Springfield Mayor Fordis C. Parker received the memento when city telephone service was established.
MONTAGUE – The year 1927 was one of connections: Charles Lindbergh made the first solo, non-stop trans-Atlantic flight; The Holland Tunnel opened between New York City and New Jersey; and the first transatlantic telephone call was made between New York City and London.
It was also the year people in Springfield were connected by dial telephone service.
Robert Avery of the Turners Falls section of Montague, himself one who appreciates connections among families and their historical treasures, has a small souvenir / plaque given to Springfield Mayor Fordis C. Parker in 1927, and he hopes to find a home for it where it will be valued.
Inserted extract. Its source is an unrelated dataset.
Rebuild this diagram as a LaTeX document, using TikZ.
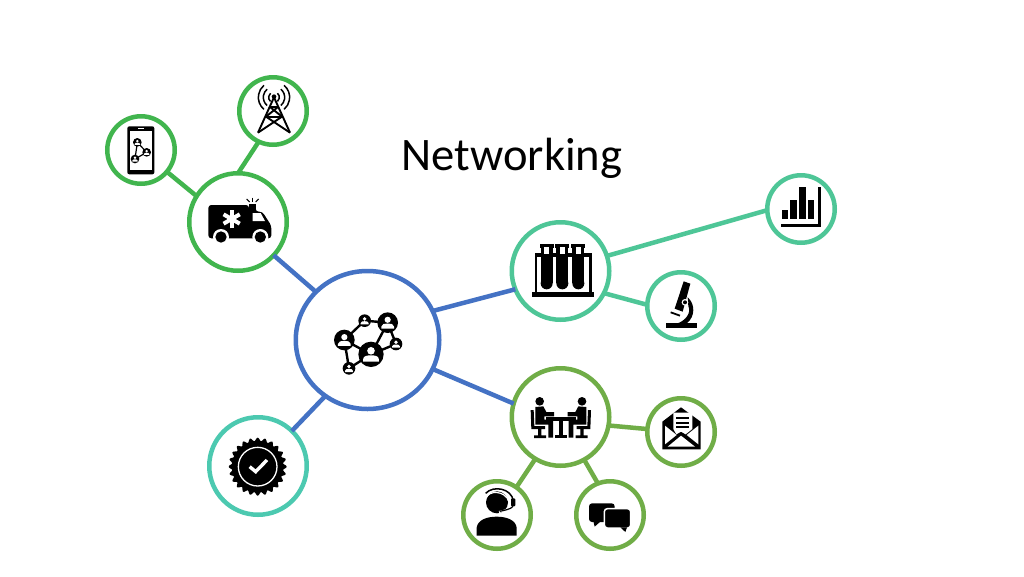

“When I came across this, I thought it could be meaningful to someone,” Avery said, displaying the item that features a black dial from an old-fashioned telephone.
The dial is mounted on a chunk of wood, and on the front an engraved plate reads, “Presented to Hon. Fordis C. Parker Mayor of Springfield by The New England Telephone and Telegraph Co. at the time of the cut over to the dial system July 9, 1927.”
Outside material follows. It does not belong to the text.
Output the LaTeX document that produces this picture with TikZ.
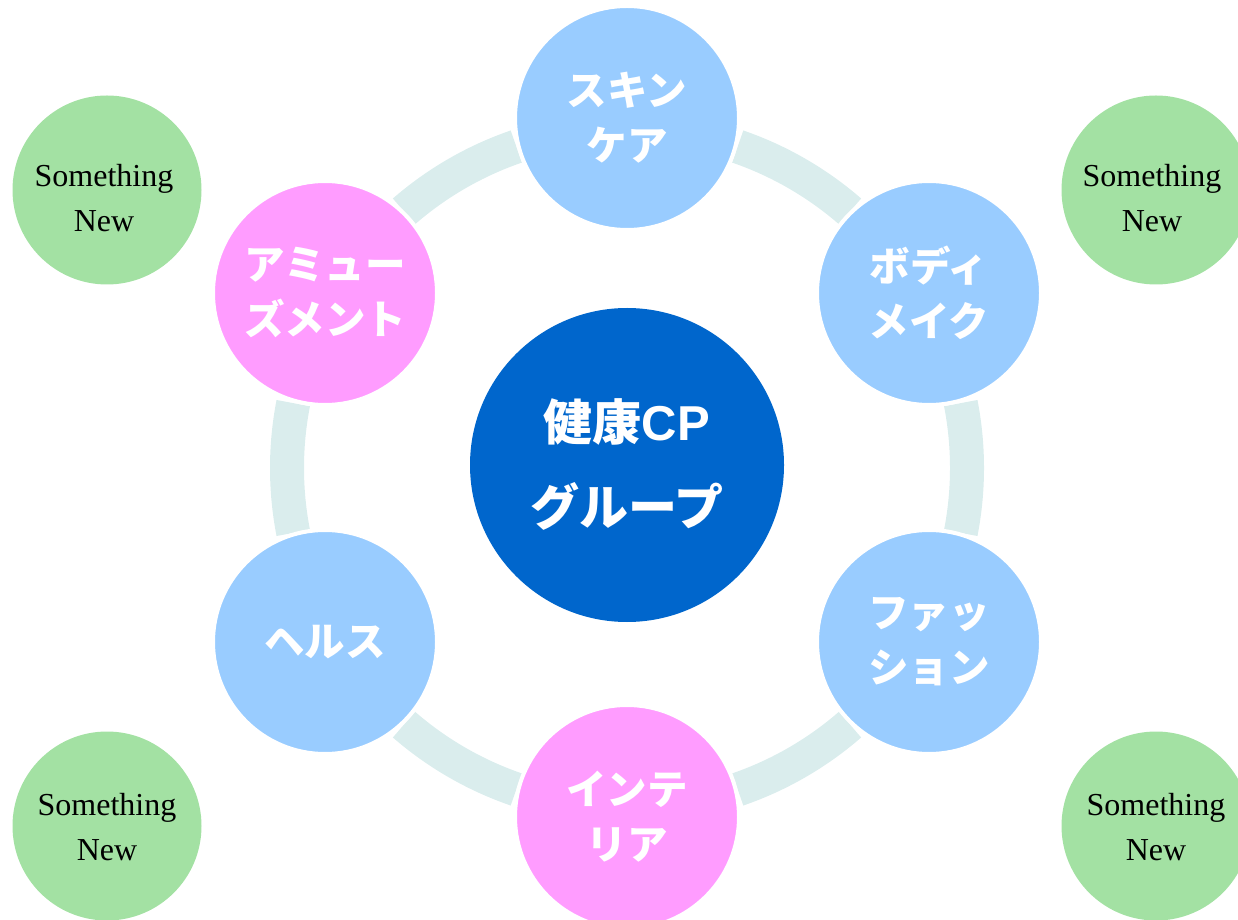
\documentclass[tikz,border=0pt]{standalone}
\usepackage{fontspec}
\setmainfont{Liberation Serif}
\newfontfamily\jp{Noto Sans CJK JP}
\newfontfamily\lsans{Liberation Sans}
\definecolor{ringc}{HTML}{DAEDED}
\definecolor{lblue}{HTML}{99CCFF}
\definecolor{lpink}{HTML}{FF9CFF}
\definecolor{cblue}{HTML}{0066CC}
\definecolor{lgreen}{HTML}{A3E1A3}
\tikzset{
  ringseg/.style={draw=ringc, line width=34pt},
  outer/.style={circle, minimum size=224pt, inner sep=0pt, draw=white, line width=4pt,
    text=white, align=center, font=\jp\bfseries\fontsize{40.5}{55}\selectfont},
  bluec/.style={outer, fill=lblue},
  pinkc/.style={outer, fill=lpink},
  centerc/.style={circle, minimum size=314pt, inner sep=0pt, fill=cblue,
    text=white, align=center, font=\jp\bfseries\fontsize{49}{85}\selectfont},
  greenc/.style={circle, minimum size=189pt, inner sep=0pt, fill=lgreen},
  greent/.style={align=center, text=black, font=\fontsize{32}{45}\selectfont}
}
\begin{document}
\begin{tikzpicture}[x=1pt,y=1pt]
\path[use as bounding box] (0,0) rectangle (1238,919);
\clip (0,0) rectangle (1238,919);
\coordinate (C) at (627,451);
% ring segments
\foreach \a in {30,90,150,210,270,330}{
  \draw[ringseg] ([shift={(\a+19:340pt)}]C) arc[start angle=\a+19, end angle=\a+41, radius=340pt];
}
% green circles
\node[greenc] (g1) at (107,729) {};
\node[greenc] (g2) at (1156,729) {};
\node[greenc] (g3) at (107,93) {};
\node[greenc] (g4) at (1156,93) {};
\node[greent] (t1) at (104,721) {Something\\New};
\node[greent] (t2) at (1152,721) {Something\\New};
\node[greent] (t3) at (107,92) {Something\\New};
\node[greent] (t4) at (1156,92) {Something\\New};
% outer circles
\node[bluec] (skin) at (627,801) {スキン\\ケア};
\node[bluec] (body) at (929,626) {ボディ\\メイク};
\node[bluec] (fash) at (929,277) {ファッ\\ション};
\node[pinkc] (inter) at (627,102) {インテ\\リア};
\node[bluec] (health) at (325,277) {ヘルス};
\node[pinkc] (amuse) at (325,626) {アミュー\\ズメント};
% center
\node[centerc] (center) at (627,454) {健康{\lsans\bfseries CP}\\グループ};
\end{tikzpicture}
\end{document}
According to Guy McLain, director of the Merrie and Lyman Wood Museum of Springfield History, Parker was an important politician in the city, which makes the artifact interesting.
“The museum maintains a number of such artifacts commemorating important historical events,” he said. “This also documents changes in technology which have become increasingly important in history. Many times the only vestige of an event like this is a commemorative plaque or letter or similar item.”
Avery found the souvenir several years ago when he was cleaning out his uncle’s “cottage,” a home that was once Colton Hollow School in Monson. “Uncle Frank,” Eugene Francis Avery, a longtime tire salesman who lived at 850 Chestnut St. in Springfield, had gone to the place nearly every day to cut wood, put up bird houses, care for the grounds, relax and “get away from it all,” but never slept there, his nephew said.
Avery has no idea how the telephone artifact came into his uncle’s possession.
It was among a box of things Avery brought home from his uncle’s place. Avery kept it on the desk in his den, meaning to find a way to give it to a member of the Fordis family or someone else connected to it.
“I want to see if there is someone who can benefit from having it,” he said. “I could keep it as a conversation piece, but somebody would like to have it, especially the family of the mayor. It would be appropriate for them to have it.”
Avery, who was born 12 years after the 1927 “cut over,” knows if someone found something that had a connection to his father, Neil R. Avery, he would like to have it.
The elder Avery, now deceased, used to make lanterns, and his son treasures them, along with a large section of quilt his late mother, Leona A. Ladoucer Avery, made that now hangs in his home. He has a special case to display a cane Abraham Lincoln gave to his great-grandfather, Stephen Avery, for service in the Battle of Cedar Creek in the Civil War.
“Much of what I treasure will go down to our kids,” he said. “We have treasures; they come down through our family, and we send them down through the generations.”
Avery and his wife, Virginia, have three grown children and four grandchildren.
A retired guidance counselor and track and cross-country coach at Turners Falls High School, Avery has a special interest in Polish history and culture, an appreciation cultivated by marrying into the Potosek family. “I’m a Polish wannabe,” he said. He has traveled to Poland and even taught English there to Polish students in a summer camp.
Among his treasures are Russian military medals purchased in Poland.
Avery has an appreciation for history, and he hopes to share that by connecting the telephone souvenir with someone who will treasure it as he treasures his family heirlooms.